Il fatto è che la pressione mediatica degli opinion maker liberisti, tuttora prevalenti nei media più influenti, determina effetti diversi da quelli di vent'anni fa. Giavazzi e Alesina non vengono più letti da Prodi, Ciampi e D’Alema, che decise di liquidare l’Iri ancorché fosse ormai risanato. E nemmeno da Berlusconi e Tremonti. I lettori di oggi sono Gentiloni, Renzi e Padoan. Oggi, la pressione liberista impatta su una politica ignorante e avida di potere personale, quando si crede forte, ovvero impatta su una politica debole, quando pure sia informata e disinteressata. L’effetto è un’impasse paradossale. Lo stato non cede più il controllo di nulla, ma nemmeno si occupa, come farebbe un azionista serio, di quello che ha. Gli bastano le nomine e i dividendi, e per averli si rivela spesso un socio rapace, privo della volontà di collegare il ruolo di azionista che persegue politiche industriali lungimiranti a quello di promotore della concorrenza, due ruoli che si ricompongo nell’interesse generale. I governi risultano inetti, perché proiettati sul breve termine, disordinati, senza adeguate professionalità. Il che genera un ulteriore effetto, minore ma non troppo: uno stato azionista siffatto diventa comodo per il management delle imprese parastatali. In corso di mandato, il management fa quello che vuole senza rispondere a una holding pubblica tipo l’Agence des Participations de l’Etat, ma alla parte politica o alla camarilla relazionale alla quale deve la poltrona; poi, a fine mandato, può lucrare buone uscite incomprensibili perché, se era stato così valoroso da ricevere trattamenti principeschi, non si capisce la ragione per cui lo si debba mandar via.

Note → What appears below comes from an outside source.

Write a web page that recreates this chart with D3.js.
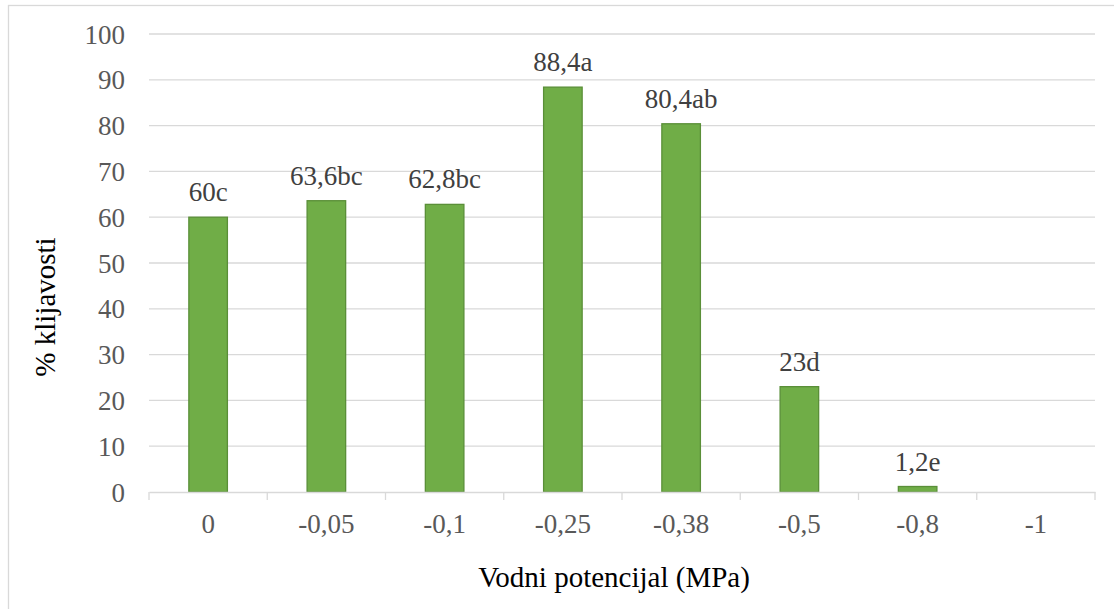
<!DOCTYPE html>
<html><head><meta charset="utf-8"><script src="https://cdn.jsdelivr.net/npm/d3@7"></script></head>
<body style="margin:0">
<svg id="s" width="1114" height="609"></svg>
<script>
const categories = ["0", "-0,05", "-0,1", "-0,25", "-0,38", "-0,5", "-0,8", "-1"];
const values = [60, 63.6, 62.8, 88.4, 80.4, 23, 1.2, 0];
const dataLabels = ["60c", "63,6bc", "62,8bc", "88,4a", "80,4ab", "23d", "1,2e", ""];
const yTicks = [0, 10, 20, 30, 40, 50, 60, 70, 80, 90, 100];
const xTitle = "Vodni potencijal (MPa)";
const yTitle = "% klijavosti";

const svg = d3.select("#s");
const W = 1114, H = 609;
const plot = { left: 149, right: 1095, top: 34, bottom: 492 };

function serif(sel, size) {
  return sel.attr("font-family", '"Times New Roman"')
    .attr("font-size", size)
    .attr("style", `font: ${size}px "Times New Roman", "Liberation Serif", serif`);
}

// outer chart border
svg.append("rect")
  .attr("x", 8.5).attr("y", 5.5)
  .attr("width", W + 20).attr("height", H + 20)
  .attr("fill", "#fff").attr("stroke", "#d9d9d9").attr("stroke-width", 1.3);

const x = d3.scaleBand().domain(categories).range([plot.left, plot.right]).paddingInner(0.674).paddingOuter(0.337);
const xb = d3.scaleBand().domain(categories).range([plot.left, plot.right]).padding(0);
const y = d3.scaleLinear().domain([0, 100]).range([plot.bottom, plot.top]);

// gridlines
svg.append("g")
  .selectAll("line").data(yTicks.filter(d => d > 0)).join("line")
  .attr("x1", plot.left).attr("x2", plot.right)
  .attr("y1", d => y(d)).attr("y2", d => y(d))
  .attr("stroke", "#d9d9d9").attr("stroke-width", 1.3);

// y axis labels
const yAxis = d3.axisLeft(y).tickValues(yTicks).tickSize(0).tickPadding(24).tickFormat(d3.format("d"));
const gy = svg.append("g").attr("transform", `translate(${plot.left},0)`).call(yAxis);
gy.attr("font-family", null).attr("font-size", null);
gy.select(".domain").remove();
serif(gy.selectAll("text"), 27).attr("fill", "#595959").attr("dy", "0.34em");

// bars
svg.append("g").selectAll("rect").data(values).join("rect")
  .attr("x", (d, i) => x(categories[i]))
  .attr("width", x.bandwidth())
  .attr("y", d => y(d))
  .attr("height", d => y(0) - y(d))
  .attr("fill", "#70ad47")
  .attr("stroke", d => d > 0 ? "#5a8f38" : "none")
  .attr("stroke-width", 1.3);

// x axis
const xAxis = d3.axisBottom(xb).tickSize(0).tickPadding(0);
const gx = svg.append("g").attr("transform", `translate(0,${plot.bottom})`).call(xAxis);
gx.attr("font-family", null).attr("font-size", null);
gx.select(".domain").attr("stroke", "#d9d9d9").attr("stroke-width", 1.3);
serif(gx.selectAll("text"), 27).attr("fill", "#595959").attr("y", 41).attr("dy", 0);
// tick marks at category boundaries
const bounds = categories.map(c => xb(c)).concat([plot.right]);
svg.append("g").selectAll("line").data(bounds).join("line")
  .attr("x1", d => d).attr("x2", d => d)
  .attr("y1", plot.bottom).attr("y2", plot.bottom + 8)
  .attr("stroke", "#d9d9d9").attr("stroke-width", 1.3);

// data labels
serif(svg.append("g").selectAll("text").data(values).join("text"), 27)
  .attr("x", (d, i) => x(categories[i]) + x.bandwidth() / 2)
  .attr("y", d => y(d) - 16)
  .attr("text-anchor", "middle")
  .attr("fill", "#404040")
  .text((d, i) => dataLabels[i]);

// axis titles
serif(svg.append("text"), 29)
  .attr("x", 614).attr("y", 587)
  .attr("text-anchor", "middle").attr("fill", "#000")
  .text(xTitle);

serif(svg.append("text"), 29)
  .attr("transform", "translate(55,307) rotate(-90)")
  .attr("text-anchor", "middle").attr("fill", "#000")
  .text(yTitle);
</script>
</body>
</html>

Un governo forte e serio definisce e ridefinisce il contesto giuridico e regolatorio nel quale lo stato azionista possa operare al meglio al duplice fine di creare valore sostenibile nel tempo per il complesso degli stakeholder e di promuovere la concorrenza in relazione alle necessità del paese, tra le quali c’è la protezione del consumatore e non il favore reso all’Enel e agli altri incumbent dal ddl concorrenza (che tuttavia va approvato subito e poi, semmai, migliorato con un decreto). In questo quadro, il governo chiarisce quale debba essere la missione della stessa Cassa depositi e prestiti: se il suo bilancio sia adeguato e se debba privilegiare il ritorno sul capitale anche più di un’impresa privata o se debba perseguire obiettivi di politica industriale, certo senza perdere soldi. Giusto per personalizzare, non può essere indifferente passare da una presidenza Bassanini a una presidenza Costamagna, da un giurista politico a un ex Goldman Sachs, da parte dello stesso governo, e senza spiegazioni. Non è banale se si assumono banker e non anche ingegneri. Varrebbe la pena di capirne di più, conti alla mano, senza criminalizzare niente e nessuno. Poi, torneremo a disquisire dei nipotini di Colbert e di Adam Smith. Dopo aver evitato che, mentre disquisiamo, si facciano affari e si elargiscano prebende all’ombra dello stato azionista.